━━━━━ Source excerpt ━━━━━
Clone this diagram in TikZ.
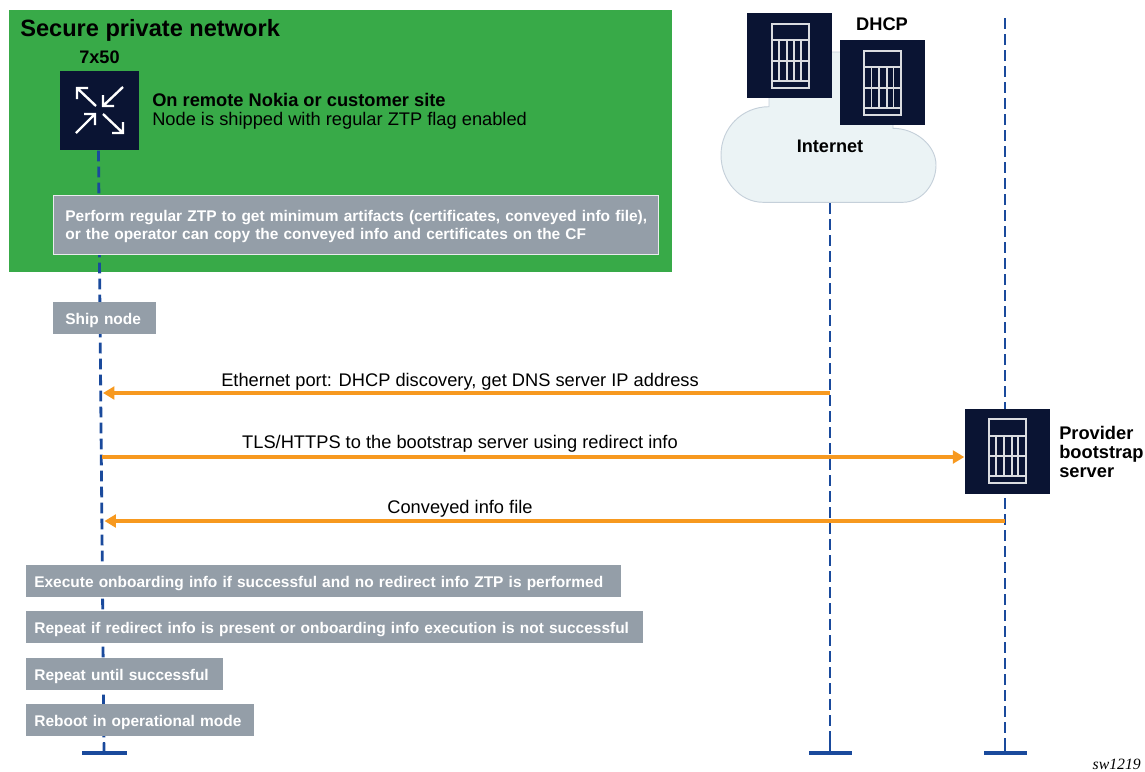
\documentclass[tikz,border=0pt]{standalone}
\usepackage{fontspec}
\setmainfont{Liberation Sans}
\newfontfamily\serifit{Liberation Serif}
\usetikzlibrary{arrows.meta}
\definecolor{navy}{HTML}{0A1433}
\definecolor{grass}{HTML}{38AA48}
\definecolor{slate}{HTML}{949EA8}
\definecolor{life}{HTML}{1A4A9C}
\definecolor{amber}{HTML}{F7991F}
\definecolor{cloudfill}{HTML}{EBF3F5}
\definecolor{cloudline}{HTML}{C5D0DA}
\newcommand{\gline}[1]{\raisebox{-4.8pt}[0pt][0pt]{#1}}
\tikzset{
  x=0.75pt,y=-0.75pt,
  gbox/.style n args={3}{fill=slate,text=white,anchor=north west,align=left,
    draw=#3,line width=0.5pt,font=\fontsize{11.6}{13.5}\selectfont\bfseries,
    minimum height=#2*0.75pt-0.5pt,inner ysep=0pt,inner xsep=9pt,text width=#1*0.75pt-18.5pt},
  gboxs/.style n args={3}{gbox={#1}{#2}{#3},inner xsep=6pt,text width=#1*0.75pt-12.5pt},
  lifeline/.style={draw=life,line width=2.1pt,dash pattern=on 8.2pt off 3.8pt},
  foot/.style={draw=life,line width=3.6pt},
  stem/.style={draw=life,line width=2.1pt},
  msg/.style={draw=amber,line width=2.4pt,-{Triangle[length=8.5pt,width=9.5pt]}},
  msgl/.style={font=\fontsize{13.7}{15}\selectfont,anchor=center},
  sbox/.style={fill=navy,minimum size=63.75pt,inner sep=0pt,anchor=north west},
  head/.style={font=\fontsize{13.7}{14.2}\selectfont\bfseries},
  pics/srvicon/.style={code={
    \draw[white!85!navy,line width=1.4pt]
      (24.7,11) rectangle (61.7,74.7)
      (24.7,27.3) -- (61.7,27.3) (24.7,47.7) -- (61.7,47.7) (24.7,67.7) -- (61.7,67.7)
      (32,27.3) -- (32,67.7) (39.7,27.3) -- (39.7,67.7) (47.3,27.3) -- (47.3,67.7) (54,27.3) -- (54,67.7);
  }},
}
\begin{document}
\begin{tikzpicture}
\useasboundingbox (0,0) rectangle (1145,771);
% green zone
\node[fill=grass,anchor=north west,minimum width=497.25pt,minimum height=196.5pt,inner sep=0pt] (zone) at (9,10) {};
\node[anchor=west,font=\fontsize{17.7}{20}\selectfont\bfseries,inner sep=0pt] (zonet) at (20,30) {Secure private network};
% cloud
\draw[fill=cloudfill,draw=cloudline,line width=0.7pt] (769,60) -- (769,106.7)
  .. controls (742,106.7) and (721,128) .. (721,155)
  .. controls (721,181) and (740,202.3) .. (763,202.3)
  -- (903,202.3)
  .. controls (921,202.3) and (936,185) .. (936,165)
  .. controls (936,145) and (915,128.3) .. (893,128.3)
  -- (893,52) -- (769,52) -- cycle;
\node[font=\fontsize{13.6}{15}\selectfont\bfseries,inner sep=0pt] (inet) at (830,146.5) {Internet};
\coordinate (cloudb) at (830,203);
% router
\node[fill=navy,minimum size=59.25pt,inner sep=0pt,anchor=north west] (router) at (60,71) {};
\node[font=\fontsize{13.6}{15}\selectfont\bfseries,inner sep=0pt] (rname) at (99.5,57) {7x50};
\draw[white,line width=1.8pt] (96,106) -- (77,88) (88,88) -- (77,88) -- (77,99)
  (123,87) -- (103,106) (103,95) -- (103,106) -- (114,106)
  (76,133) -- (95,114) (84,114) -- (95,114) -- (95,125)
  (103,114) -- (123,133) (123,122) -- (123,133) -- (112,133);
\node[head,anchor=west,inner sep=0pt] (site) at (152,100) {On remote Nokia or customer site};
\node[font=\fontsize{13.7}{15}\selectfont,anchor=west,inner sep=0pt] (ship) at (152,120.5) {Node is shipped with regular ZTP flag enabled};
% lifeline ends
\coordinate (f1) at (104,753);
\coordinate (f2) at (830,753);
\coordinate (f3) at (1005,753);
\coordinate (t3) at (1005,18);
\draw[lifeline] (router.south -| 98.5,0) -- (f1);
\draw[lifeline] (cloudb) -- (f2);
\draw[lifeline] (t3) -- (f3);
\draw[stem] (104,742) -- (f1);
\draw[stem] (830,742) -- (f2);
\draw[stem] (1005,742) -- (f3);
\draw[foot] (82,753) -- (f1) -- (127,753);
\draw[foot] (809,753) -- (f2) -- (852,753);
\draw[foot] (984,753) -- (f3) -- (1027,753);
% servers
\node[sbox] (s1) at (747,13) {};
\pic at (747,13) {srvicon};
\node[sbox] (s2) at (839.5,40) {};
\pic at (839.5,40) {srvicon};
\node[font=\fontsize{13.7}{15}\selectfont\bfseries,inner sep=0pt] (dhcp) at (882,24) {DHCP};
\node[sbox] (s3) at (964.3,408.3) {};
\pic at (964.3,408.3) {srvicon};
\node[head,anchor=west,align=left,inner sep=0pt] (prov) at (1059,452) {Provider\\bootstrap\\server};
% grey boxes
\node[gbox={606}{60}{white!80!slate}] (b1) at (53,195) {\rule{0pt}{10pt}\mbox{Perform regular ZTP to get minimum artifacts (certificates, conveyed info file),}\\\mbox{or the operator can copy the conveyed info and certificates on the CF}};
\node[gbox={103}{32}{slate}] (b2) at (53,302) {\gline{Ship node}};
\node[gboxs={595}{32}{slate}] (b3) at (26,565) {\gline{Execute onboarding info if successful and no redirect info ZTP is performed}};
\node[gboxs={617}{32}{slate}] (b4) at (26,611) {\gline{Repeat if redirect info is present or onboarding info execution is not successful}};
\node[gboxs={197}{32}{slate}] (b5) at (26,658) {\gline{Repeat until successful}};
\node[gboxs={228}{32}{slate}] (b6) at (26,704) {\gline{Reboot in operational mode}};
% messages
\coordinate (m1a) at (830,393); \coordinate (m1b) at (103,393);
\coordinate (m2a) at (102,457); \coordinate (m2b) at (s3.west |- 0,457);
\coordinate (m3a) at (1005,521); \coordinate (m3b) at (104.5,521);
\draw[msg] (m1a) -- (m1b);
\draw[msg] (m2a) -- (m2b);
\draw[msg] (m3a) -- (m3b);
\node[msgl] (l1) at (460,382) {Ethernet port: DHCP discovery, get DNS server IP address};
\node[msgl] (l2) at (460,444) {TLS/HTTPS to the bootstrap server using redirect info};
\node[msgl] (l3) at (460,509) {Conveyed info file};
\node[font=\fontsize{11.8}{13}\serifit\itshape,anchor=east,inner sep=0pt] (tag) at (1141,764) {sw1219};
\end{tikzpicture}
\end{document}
━━━━━
Without the pictures, repeat the listing above exactly.

• Output below:
Clone this diagram in TikZ.
\documentclass[tikz,border=0pt]{standalone}
\usepackage{fontspec}
\setmainfont{Liberation Sans}
\newfontfamily\serifit{Liberation Serif}
\usetikzlibrary{arrows.meta}
\definecolor{navy}{HTML}{0A1433}
\definecolor{grass}{HTML}{38AA48}
\definecolor{slate}{HTML}{949EA8}
\definecolor{life}{HTML}{1A4A9C}
\definecolor{amber}{HTML}{F7991F}
\definecolor{cloudfill}{HTML}{EBF3F5}
\definecolor{cloudline}{HTML}{C5D0DA}
\newcommand{\gline}[1]{\raisebox{-4.8pt}[0pt][0pt]{#1}}
\tikzset{
  x=0.75pt,y=-0.75pt,
  gbox/.style n args={3}{fill=slate,text=white,anchor=north west,align=left,
    draw=#3,line width=0.5pt,font=\fontsize{11.6}{13.5}\selectfont\bfseries,
    minimum height=#2*0.75pt-0.5pt,inner ysep=0pt,inner xsep=9pt,text width=#1*0.75pt-18.5pt},
  gboxs/.style n args={3}{gbox={#1}{#2}{#3},inner xsep=6pt,text width=#1*0.75pt-12.5pt},
  lifeline/.style={draw=life,line width=2.1pt,dash pattern=on 8.2pt off 3.8pt},
  foot/.style={draw=life,line width=3.6pt},
  stem/.style={draw=life,line width=2.1pt},
  msg/.style={draw=amber,line width=2.4pt,-{Triangle[length=8.5pt,width=9.5pt]}},
  msgl/.style={font=\fontsize{13.7}{15}\selectfont,anchor=center},
  sbox/.style={fill=navy,minimum size=63.75pt,inner sep=0pt,anchor=north west},
  head/.style={font=\fontsize{13.7}{14.2}\selectfont\bfseries},
  pics/srvicon/.style={code={
    \draw[white!85!navy,line width=1.4pt]
      (24.7,11) rectangle (61.7,74.7)
      (24.7,27.3) -- (61.7,27.3) (24.7,47.7) -- (61.7,47.7) (24.7,67.7) -- (61.7,67.7)
      (32,27.3) -- (32,67.7) (39.7,27.3) -- (39.7,67.7) (47.3,27.3) -- (47.3,67.7) (54,27.3) -- (54,67.7);
  }},
}
\begin{document}
\begin{tikzpicture}
\useasboundingbox (0,0) rectangle (1145,771);
% green zone
\node[fill=grass,anchor=north west,minimum width=497.25pt,minimum height=196.5pt,inner sep=0pt] (zone) at (9,10) {};
\node[anchor=west,font=\fontsize{17.7}{20}\selectfont\bfseries,inner sep=0pt] (zonet) at (20,30) {Secure private network};
% cloud
\draw[fill=cloudfill,draw=cloudline,line width=0.7pt] (769,60) -- (769,106.7)
  .. controls (742,106.7) and (721,128) .. (721,155)
  .. controls (721,181) and (740,202.3) .. (763,202.3)
  -- (903,202.3)
  .. controls (921,202.3) and (936,185) .. (936,165)
  .. controls (936,145) and (915,128.3) .. (893,128.3)
  -- (893,52) -- (769,52) -- cycle;
\node[font=\fontsize{13.6}{15}\selectfont\bfseries,inner sep=0pt] (inet) at (830,146.5) {Internet};
\coordinate (cloudb) at (830,203);
% router
\node[fill=navy,minimum size=59.25pt,inner sep=0pt,anchor=north west] (router) at (60,71) {};
\node[font=\fontsize{13.6}{15}\selectfont\bfseries,inner sep=0pt] (rname) at (99.5,57) {7x50};
\draw[white,line width=1.8pt] (96,106) -- (77,88) (88,88) -- (77,88) -- (77,99)
  (123,87) -- (103,106) (103,95) -- (103,106) -- (114,106)
  (76,133) -- (95,114) (84,114) -- (95,114) -- (95,125)
  (103,114) -- (123,133) (123,122) -- (123,133) -- (112,133);
\node[head,anchor=west,inner sep=0pt] (site) at (152,100) {On remote Nokia or customer site};
\node[font=\fontsize{13.7}{15}\selectfont,anchor=west,inner sep=0pt] (ship) at (152,120.5) {Node is shipped with regular ZTP flag enabled};
% lifeline ends
\coordinate (f1) at (104,753);
\coordinate (f2) at (830,753);
\coordinate (f3) at (1005,753);
\coordinate (t3) at (1005,18);
\draw[lifeline] (router.south -| 98.5,0) -- (f1);
\draw[lifeline] (cloudb) -- (f2);
\draw[lifeline] (t3) -- (f3);
\draw[stem] (104,742) -- (f1);
\draw[stem] (830,742) -- (f2);
\draw[stem] (1005,742) -- (f3);
\draw[foot] (82,753) -- (f1) -- (127,753);
\draw[foot] (809,753) -- (f2) -- (852,753);
\draw[foot] (984,753) -- (f3) -- (1027,753);
% servers
\node[sbox] (s1) at (747,13) {};
\pic at (747,13) {srvicon};
\node[sbox] (s2) at (839.5,40) {};
\pic at (839.5,40) {srvicon};
\node[font=\fontsize{13.7}{15}\selectfont\bfseries,inner sep=0pt] (dhcp) at (882,24) {DHCP};
\node[sbox] (s3) at (964.3,408.3) {};
\pic at (964.3,408.3) {srvicon};
\node[head,anchor=west,align=left,inner sep=0pt] (prov) at (1059,452) {Provider\\bootstrap\\server};
% grey boxes
\node[gbox={606}{60}{white!80!slate}] (b1) at (53,195) {\rule{0pt}{10pt}\mbox{Perform regular ZTP to get minimum artifacts (certificates, conveyed info file),}\\\mbox{or the operator can copy the conveyed info and certificates on the CF}};
\node[gbox={103}{32}{slate}] (b2) at (53,302) {\gline{Ship node}};
\node[gboxs={595}{32}{slate}] (b3) at (26,565) {\gline{Execute onboarding info if successful and no redirect info ZTP is performed}};
\node[gboxs={617}{32}{slate}] (b4) at (26,611) {\gline{Repeat if redirect info is present or onboarding info execution is not successful}};
\node[gboxs={197}{32}{slate}] (b5) at (26,658) {\gline{Repeat until successful}};
\node[gboxs={228}{32}{slate}] (b6) at (26,704) {\gline{Reboot in operational mode}};
% messages
\coordinate (m1a) at (830,393); \coordinate (m1b) at (103,393);
\coordinate (m2a) at (102,457); \coordinate (m2b) at (s3.west |- 0,457);
\coordinate (m3a) at (1005,521); \coordinate (m3b) at (104.5,521);
\draw[msg] (m1a) -- (m1b);
\draw[msg] (m2a) -- (m2b);
\draw[msg] (m3a) -- (m3b);
\node[msgl] (l1) at (460,382) {Ethernet port: DHCP discovery, get DNS server IP address};
\node[msgl] (l2) at (460,444) {TLS/HTTPS to the bootstrap server using redirect info};
\node[msgl] (l3) at (460,509) {Conveyed info file};
\node[font=\fontsize{11.8}{13}\serifit\itshape,anchor=east,inner sep=0pt] (tag) at (1141,764) {sw1219};
\end{tikzpicture}
\end{document}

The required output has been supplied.